TV vs. CTV vs. YouTube—where do I start?
If you need depth and measurability, start with
YouTube. If you need broad household reach and brand lift, layer in
CTV. Traditional TV still works for certain demos and events, but CTV gives you more targeting and reporting levers.
How long should my spot be?
Use a 30-second master, then build 15s and 6s cut-downs. Short earns attention; longer earns belief—use both.
How do I attribute TV/CTV if most people don’t click?
QR codes + short URLs, geo-matched holdout tests, and post-purchase surveys catch most of the lift. Look for branded search and direct traffic movement during flights.
Do I need an agency?
Not always. Many teams can script, shoot, and cut credible spots in-house if they invest in editing and testing.
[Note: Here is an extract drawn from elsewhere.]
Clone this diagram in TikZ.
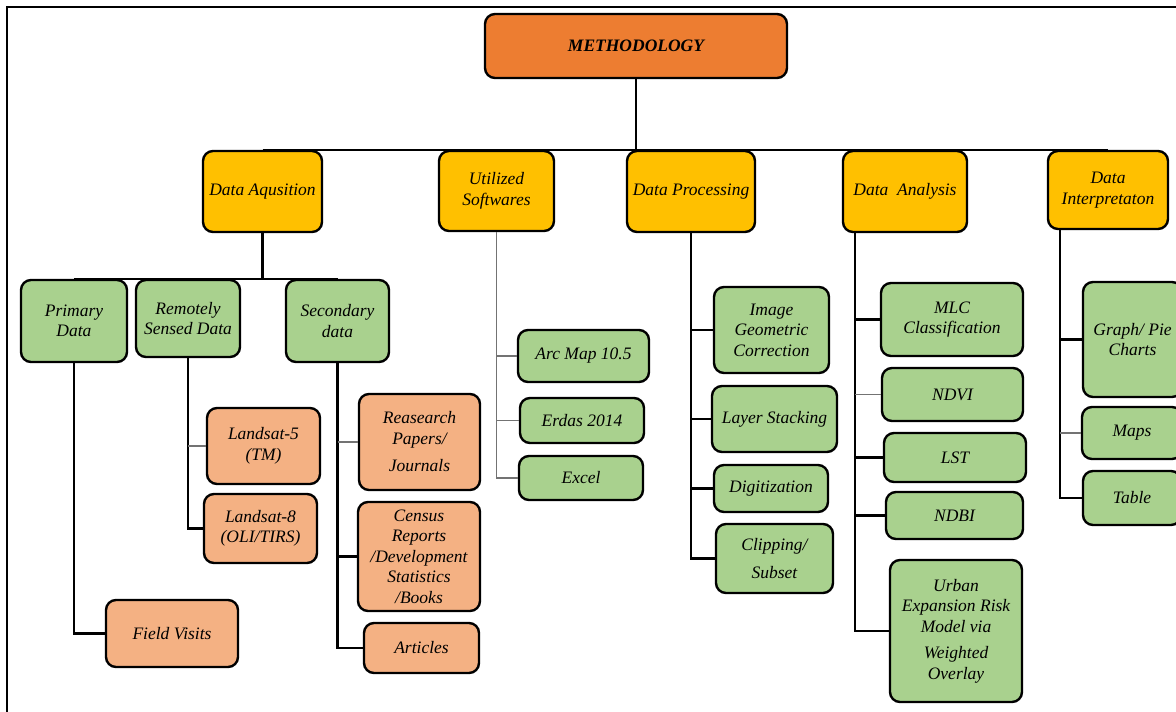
\documentclass[tikz,border=0pt]{standalone}
\usepackage{fontspec}
\setmainfont{Liberation Serif}
\definecolor{morange}{HTML}{ED7D31}
\definecolor{myellow}{HTML}{FFC000}
\definecolor{mgreen}{HTML}{A9D18E}
\definecolor{mpeach}{HTML}{F4B183}
\newcommand\bx[8][]{\node[box,fill=#3,minimum width={#6-#4},minimum height={#7-#5},#1] (#2) at ({(#4+#6)/2},{(#5+#7)/2}) {#8};}
\begin{document}
\begin{tikzpicture}[x=1pt,y=-1pt,
  box/.style={draw=black,line width=2.4pt,rounded corners=10pt,inner sep=1pt,align=center,
    font=\fontsize{17.5}{20.5}\selectfont\itshape},
  conn/.style={draw=black,line width=2.4pt},
  gline/.style={draw=black!55,line width=1.8pt}]
\useasboundingbox (0,0) rectangle (1176,712);
\clip (0,0) rectangle (1176,712);
\fill[white] (0,0) rectangle (1176,712);
\draw[line width=1.6pt] (7,712) -- (7,7) -- (1176,7);
% top
\bx[font=\fontsize{17.5}{20.5}\selectfont\bfseries\itshape]{meth}{morange}{485}{14}{787}{78}{METHODOLOGY}
% level 1
\bx{acq}{myellow}{203}{151}{322}{232}{Data Aqusition}
\bx{soft}{myellow}{439}{151}{554}{231}{Utilized\\Softwares}
\bx{proc}{myellow}{627}{151}{755}{232}{Data Processing}
\bx{ana}{myellow}{843}{151}{967}{232}{Data\ \ Analysis}
\bx{interp}{myellow}{1048}{151}{1168}{229}{Data\\Interpretaton}
% level 2 (acquisition)
\bx{prim}{mgreen}{21}{280}{127}{362}{Primary\\Data}
\bx{rs}{mgreen}{136}{280}{240}{357}{Remotely\\Sensed Data}
\bx{sec}{mgreen}{286}{280}{389}{362}{Secondary\\data}
\bx{field}{mpeach}{106}{600}{238}{667}{Field Visits}
\bx{lfive}{mpeach}{207}{408}{320}{484}{Landsat-5\\(TM)}
\bx{leight}{mpeach}{204}{494}{317}{563}{Landsat-8\\(OLI/TIRS)}
\bx{res}{mpeach}{359}{394}{480}{490}{Reasearch\\Papers/\\[7pt]Journals}
\bx{cen}{mpeach}{358}{502}{480}{611}{Census\\Reports\\/Development\\Statistics\\/Books}
\bx{art}{mpeach}{364}{623}{479}{673}{Articles}
% software
\bx{arc}{mgreen}{518}{330}{649}{382}{Arc Map 10.5}
\bx{erd}{mgreen}{520}{398}{644}{443}{Erdas 2014}
\bx{exc}{mgreen}{519}{456}{643}{500}{Excel}
% processing
\bx{img}{mgreen}{714}{287}{829}{373}{Image\\Geometric\\Correction}
\bx{lay}{mgreen}{712}{386}{837}{452}{Layer Stacking}
\bx{dig}{mgreen}{714}{465}{828}{512}{Digitization}
\bx{clp}{mgreen}{716}{524}{833}{593}{Clipping/\\[7pt]Subset}
% analysis
\bx{mlc}{mgreen}{881}{283}{1023}{356}{MLC\\Classification}
\bx{ndvi}{mgreen}{882}{368}{1023}{421}{NDVI}
\bx{lst}{mgreen}{884}{433}{1026}{482}{LST}
\bx{ndbi}{mgreen}{886}{492}{1023}{539}{NDBI}
\bx{urb}{mgreen}{890}{560}{1022}{702}{Urban\\Expansion Risk\\Model via\\[6pt]Weighted\\Overlay}
% interpretation
\bx{graph}{mgreen}{1083}{282}{1182}{397}{Graph/ Pie\\Charts}
\bx{maps}{mgreen}{1082}{407}{1182}{459}{Maps}
\bx{tab}{mgreen}{1083}{471}{1181}{525}{Table}
% connectors
\draw[conn] (meth.south) -- (meth.south |- acq.north);
\draw[conn] (acq.north) -- (interp.north);
\path (acq.south) ++(0,46) coordinate (btwo);
\draw[conn] (acq.south) -- (btwo);
\draw[conn] (prim.north |- btwo) -- (sec.north |- btwo);
\draw[conn] (prim.south) |- (field.west);
\draw[conn] (rs.south) |- (leight.west);
\draw[gline] (rs.south |- lfive.west) -- (lfive.west);
\draw[conn] (sec.south) |- (art.west);
\draw[gline] (sec.south |- res.west) -- (res.west);
\draw[conn] (sec.south |- cen.west) -- (cen.west);
\draw[gline] (soft.south) |- (exc.west);
\draw[gline] (soft.south |- arc.west) -- (arc.west);
\draw[gline] (soft.south |- erd.west) -- (erd.west);
\draw[conn] (proc.south) |- (clp.west);
\draw[conn] (proc.south |- img.west) -- (img.west);
\draw[conn] (proc.south |- lay.west) -- (lay.west);
\draw[conn] (proc.south |- dig.west) -- (dig.west);
\coordinate (ab) at ([xshift=13pt]ana.south west);
\draw[conn] (ab) |- (urb.west);
\draw[conn] (ab |- mlc.west) -- (mlc.west);
\draw[gline] (ab |- ndvi.west) -- (ndvi.west);
\draw[conn] (ab |- lst.west) -- (lst.west);
\draw[conn] (ab |- ndbi.west) -- (ndbi.west);
\coordinate (ib) at ([xshift=13pt]interp.south west);
\draw[conn] (ib) |- (tab.west);
\draw[conn] (ib |- graph.west) -- (graph.west);
\draw[gline] (ib |- maps.west) -- (maps.west);
\end{tikzpicture}
\end{document}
Consider outside help for media buying at scale, complex compliance, or high-stakes creative.
Conclusion: clarity, proof, and an easy next step
Commercial advertising is not about being the loudest. It’s about being the clearest. Say one thing that matters to one audience, prove it quickly, and make the next step obvious. Then measure honestly and iterate without ego.
If you build your spot on that foundation—message map, hook, proof, offer, CTA—and you treat creative and media as one system, you’ll turn scattered attention into predictable outcomes. That’s the point. That’s the power.
Now pick your audience and write the first three seconds. Everything good starts there.